Knowing what you want out of your solution in always key when looking at cases and bags. I work in both video production and photography, but my kit is fairly light camera wise. Before you purchase, write out what will go in your bag. In my case…

  • Canon 6D with 70-200f4 IS attached (my MarkIII stays on a Black Rapid Strap all day with my 24-105).
  • 1-2 Speed Lights (Two Yongnuo YN-560 II‘s to be exact, and at $70 each, they’re an awesome value)
  • A Canon 50 1.4
  • Batteries/SD Cards/Lens Blower
  • Possibly a Rode Video Mic Pro
  • The ability to store my 5DMarkIII and 24-105 (separately), at the end of the day.

Here is a video with the complete rundown on the DIY bag, with the short-version highlights broken down in a couple paragraphs below the video.
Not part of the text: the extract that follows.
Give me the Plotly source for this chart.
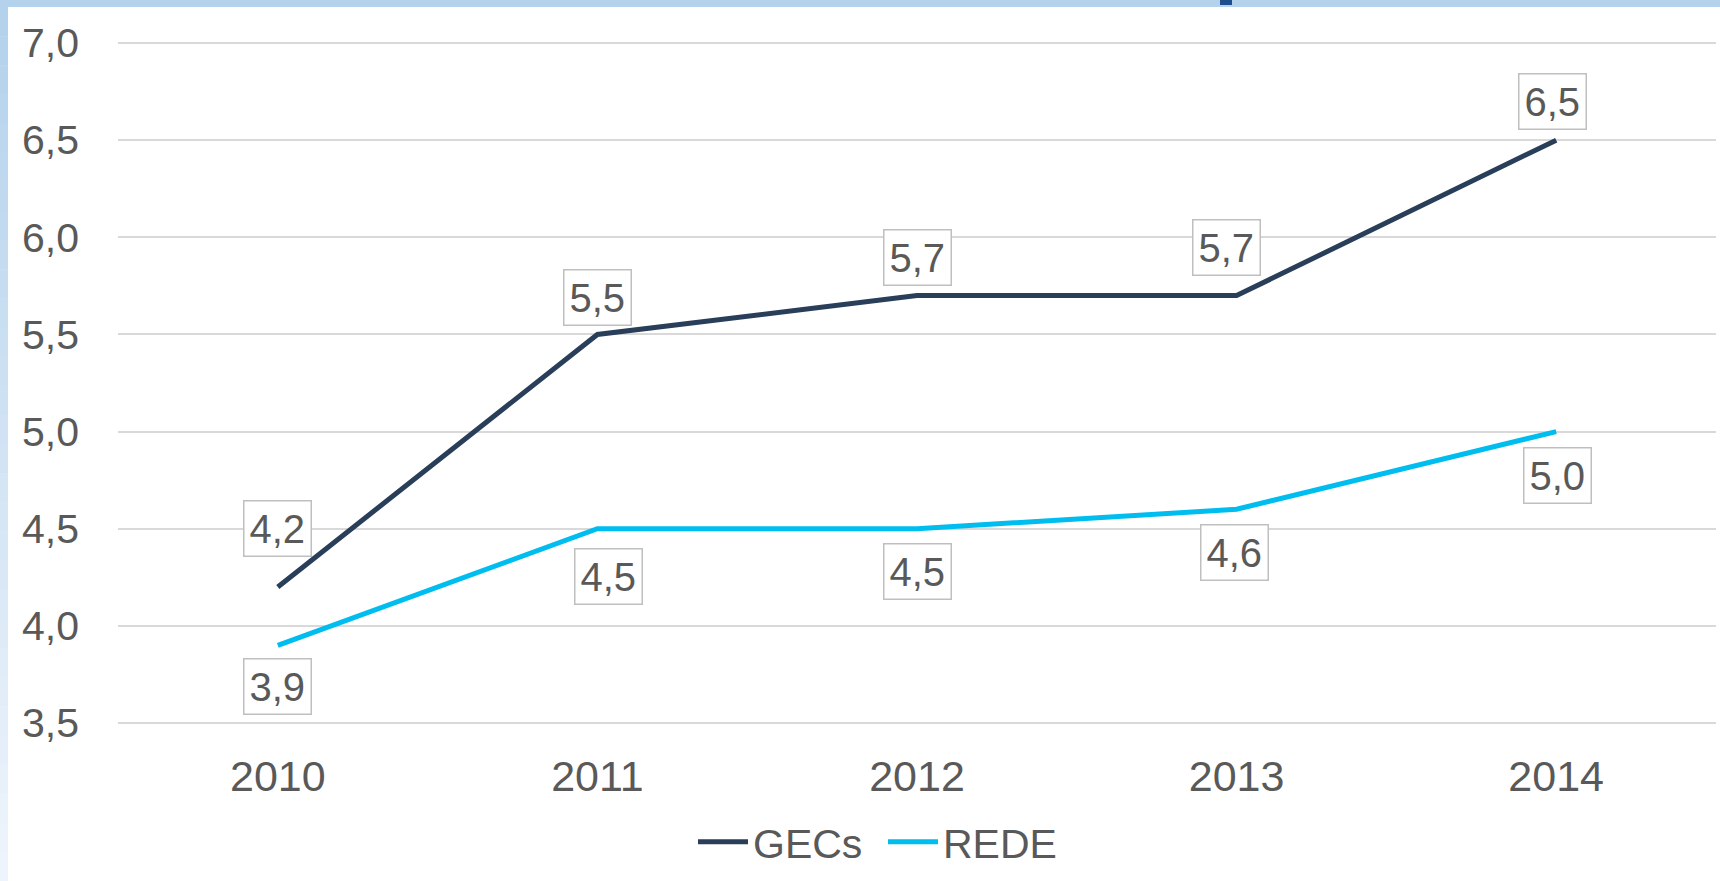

I’d been looking at the Retrospective 5/7 bag and some of the “Five Million Dollar” options, and I knew i wanted something portable that could stay on my person or be easily sat down throughout the day (for portrait and wedding shoots). So after a short search on Amazon, I came across the BBP DSLR Divider, and the Rapid Dominance Messenger Bag, and at just $30 each, I took the leap.

BBP DSLR Divider

Once the gear had arrived, I knew I had my solution. They fit together well, with just the right amount of room to add some extra padding on the sides and bottom, and the zippered front pockets on the messenger bag easily handled all my extra bits and pieces such as batteries. But I also came across some cons…

The cover flap

The flap that covers the bag is massive, and it became evident right away I’d need to implement a fix. During the day, I’d have the bag open at my side, and I knew it’d look ridiculous hanging down to my knees. (I’m actually considering removing it all together.)

The Velcro

Not a big ordeal, but the flap does close via velcro, not a sound you want in the middle of a ceremony. But, there’s also a zipper that seals the department so you can leave the flap undone all day. I may potentially remove the flap all together.

The Strap

When something is on your shoulder for a majority of the day, you want to make sure you have the proper support and padding, and the strap on this bag doesn’t truly offer that. It’s not removable, but there are third party pads you could use for extra comfort. Don’t be concerned with the included strap not being durable, it’s sturdy and thick.

Bag-inner-full

With that said, I still found a viable solution, and you can take this concept and tap into a wide variety of dividers, bags, and cases found online. I can’t complain at half the price of anything similar.

 

Comments

  1. says

    I love love love this post. I’m in the market for a bag, like to save money (after spending too much on white glass) and think the other options out there are a bit too feminine for me.